Por isso, temos analisado nos movimentos sociais de que as próximas
eleições não vão alterar a correlação de forças. Daí a necessidade de
fazermos debates da necessidade de um projeto para o país, voltarmos a
ter mobilizações de rua, e que então, a reforma política abra brechas
para as mudanças estruturais necessárias. Pois os governantes a serem
eleitos não terão força política para as mudanças. Elas só podem vir das
ruas.
Alguma mensagem especial para os jornalistas deste país,
especialmente os associados da ABI, que agora em abril completa 106 anos
de existência ininterrupta?
A ABI sempre foi uma trincheira da luta democrática e da luta por
mudanças sociais no Brasil, em todos os períodos históricos. E por isso
ela é hoje uma referência politica não apenas para a categoria dos
jornalistas, ou dos jornalistas como atores políticos ativos, mas para
todos os lutadores do povo, para toda a sociedade.
Por isso é importantíssimo que a direção da ABI, contribua,
participe, estimule todo o debate politico necessário sobre as reformas
politicas que o país necessita.
Por outro lado, como parte das reformas políticas amplas necessárias,
está a reforma dos meios de comunicação. O projeto de lei já
apresentado no Congresso, fruto das inúmeras consultas e da Conferência
Nacional da Comunicação expressam a necessidade de mudanças.
Nós estamos engajados na coleta de assinaturas, para pressionar os
deputados. Mas mais do que isso, assim como a reforma politica, esse
projeto de democratização da mídia somente terá espaço, se ele for
politizado nas ruas.

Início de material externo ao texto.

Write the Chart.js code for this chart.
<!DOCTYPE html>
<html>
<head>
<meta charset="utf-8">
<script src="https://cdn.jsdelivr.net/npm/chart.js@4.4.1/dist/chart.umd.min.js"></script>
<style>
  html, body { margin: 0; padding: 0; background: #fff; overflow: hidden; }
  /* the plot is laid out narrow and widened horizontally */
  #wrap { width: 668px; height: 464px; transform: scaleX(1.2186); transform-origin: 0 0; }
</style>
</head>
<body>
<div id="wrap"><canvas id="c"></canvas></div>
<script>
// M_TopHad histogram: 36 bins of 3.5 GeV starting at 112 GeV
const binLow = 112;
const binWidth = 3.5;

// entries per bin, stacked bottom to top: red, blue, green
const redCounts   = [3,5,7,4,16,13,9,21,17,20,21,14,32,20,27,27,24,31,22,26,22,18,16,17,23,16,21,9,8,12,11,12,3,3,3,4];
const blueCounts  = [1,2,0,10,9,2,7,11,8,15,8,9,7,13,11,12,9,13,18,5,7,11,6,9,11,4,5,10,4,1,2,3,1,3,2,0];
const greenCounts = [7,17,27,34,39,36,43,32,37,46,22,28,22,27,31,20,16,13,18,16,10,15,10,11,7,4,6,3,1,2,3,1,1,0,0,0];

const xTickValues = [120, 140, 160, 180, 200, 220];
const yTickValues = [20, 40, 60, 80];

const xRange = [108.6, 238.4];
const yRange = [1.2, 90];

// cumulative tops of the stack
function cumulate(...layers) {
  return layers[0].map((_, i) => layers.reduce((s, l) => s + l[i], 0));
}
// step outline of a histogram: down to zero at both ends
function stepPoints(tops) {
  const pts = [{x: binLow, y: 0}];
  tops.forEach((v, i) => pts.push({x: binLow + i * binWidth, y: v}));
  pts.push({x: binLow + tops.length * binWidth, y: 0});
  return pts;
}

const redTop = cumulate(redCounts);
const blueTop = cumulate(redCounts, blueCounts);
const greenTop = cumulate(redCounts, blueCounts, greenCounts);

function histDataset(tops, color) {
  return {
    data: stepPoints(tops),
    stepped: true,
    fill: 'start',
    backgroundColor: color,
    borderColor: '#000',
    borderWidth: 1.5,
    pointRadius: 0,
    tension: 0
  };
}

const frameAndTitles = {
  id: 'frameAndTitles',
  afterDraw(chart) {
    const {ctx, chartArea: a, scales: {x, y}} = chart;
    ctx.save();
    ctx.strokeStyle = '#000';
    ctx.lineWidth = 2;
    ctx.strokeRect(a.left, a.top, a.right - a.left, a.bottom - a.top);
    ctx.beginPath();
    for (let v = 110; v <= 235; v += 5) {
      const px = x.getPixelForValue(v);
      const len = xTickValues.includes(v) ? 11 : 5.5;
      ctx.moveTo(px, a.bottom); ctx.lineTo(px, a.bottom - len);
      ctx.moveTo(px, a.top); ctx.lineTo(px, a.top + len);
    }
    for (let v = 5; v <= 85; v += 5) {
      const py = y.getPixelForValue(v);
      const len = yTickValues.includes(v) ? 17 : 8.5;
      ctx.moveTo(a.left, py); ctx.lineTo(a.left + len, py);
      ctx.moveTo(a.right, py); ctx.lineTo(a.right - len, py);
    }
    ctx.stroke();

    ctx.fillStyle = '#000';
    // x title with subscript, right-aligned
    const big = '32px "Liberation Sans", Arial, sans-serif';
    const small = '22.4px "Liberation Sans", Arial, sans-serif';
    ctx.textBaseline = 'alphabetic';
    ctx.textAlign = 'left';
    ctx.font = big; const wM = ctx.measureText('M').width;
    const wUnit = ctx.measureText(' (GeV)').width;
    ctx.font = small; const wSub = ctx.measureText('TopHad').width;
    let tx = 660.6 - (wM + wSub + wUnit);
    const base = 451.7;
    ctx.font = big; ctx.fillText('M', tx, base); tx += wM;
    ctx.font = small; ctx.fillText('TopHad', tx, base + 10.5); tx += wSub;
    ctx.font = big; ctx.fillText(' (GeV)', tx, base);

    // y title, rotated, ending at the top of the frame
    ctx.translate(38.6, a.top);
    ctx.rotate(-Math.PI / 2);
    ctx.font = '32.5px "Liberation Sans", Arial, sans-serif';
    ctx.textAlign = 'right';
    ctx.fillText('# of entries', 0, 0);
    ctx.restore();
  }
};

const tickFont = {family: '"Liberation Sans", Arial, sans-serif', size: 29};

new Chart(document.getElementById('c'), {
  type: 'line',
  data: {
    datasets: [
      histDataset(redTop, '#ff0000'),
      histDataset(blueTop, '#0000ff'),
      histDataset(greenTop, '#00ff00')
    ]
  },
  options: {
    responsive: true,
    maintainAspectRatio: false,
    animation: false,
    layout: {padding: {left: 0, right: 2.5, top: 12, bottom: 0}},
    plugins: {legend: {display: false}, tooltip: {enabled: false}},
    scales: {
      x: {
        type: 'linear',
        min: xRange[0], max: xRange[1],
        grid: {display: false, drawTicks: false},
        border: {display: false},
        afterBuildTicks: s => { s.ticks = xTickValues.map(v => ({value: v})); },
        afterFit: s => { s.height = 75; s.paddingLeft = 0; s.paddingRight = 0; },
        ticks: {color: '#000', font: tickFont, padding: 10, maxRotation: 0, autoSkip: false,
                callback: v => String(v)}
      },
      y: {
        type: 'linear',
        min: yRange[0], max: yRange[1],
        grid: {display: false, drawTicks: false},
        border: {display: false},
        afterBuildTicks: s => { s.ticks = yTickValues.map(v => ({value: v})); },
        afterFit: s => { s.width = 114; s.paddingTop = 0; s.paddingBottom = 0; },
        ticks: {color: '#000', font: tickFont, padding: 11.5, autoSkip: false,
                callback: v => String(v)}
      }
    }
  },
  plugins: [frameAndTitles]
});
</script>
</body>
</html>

E para isso a ABI pode ter um papel preponderante,
nos ajudando a debater com a sociedade em geral.
E espero que os jornalistas que trabalham nos meios da burguesia
deixem de ser capachos dos seus patrões e exerçam sua profissão com
ética e compromisso apenas com o povo.
O MST vai realizar seu congresso nacional em 10 a 14 de fevereiro, o que esperam com o congresso?
O que nos chamamos de congresso é na verdade apenas um evento, que
culmina um longo processo de debates realizado nos últimos dois anos com
toda nossa base e todos os setores e instâncias do MST. Então em
fevereiro levaremos 15 mil militantes a Brasília, para uma atividade de
congraçamento, de celebração de uma unidade construída em torno de novas
ideias, debatidas ao longo dos últimos dois anos.
E as ideias principais são de que precisamos ter um novo programa de
reforma agrária, que interesse não apenas aos camponeses e aos sem
terra, mas a todo povo, a toda sociedade. Uma reforma agrária, que não
apenas se preocupe em salvar os sem-terra, mas que priorize a produção
de alimentos, sadios, sem agrotóxicos. Que se preocupe com uma nova
matriz tecnológica da agroecologia que consiga produzir sem
desequilibrar a natureza.
Essas e outras ideias então expressam no novo programa agrário do MST
que será anunciado e consolidado em Brasília em fevereiro.”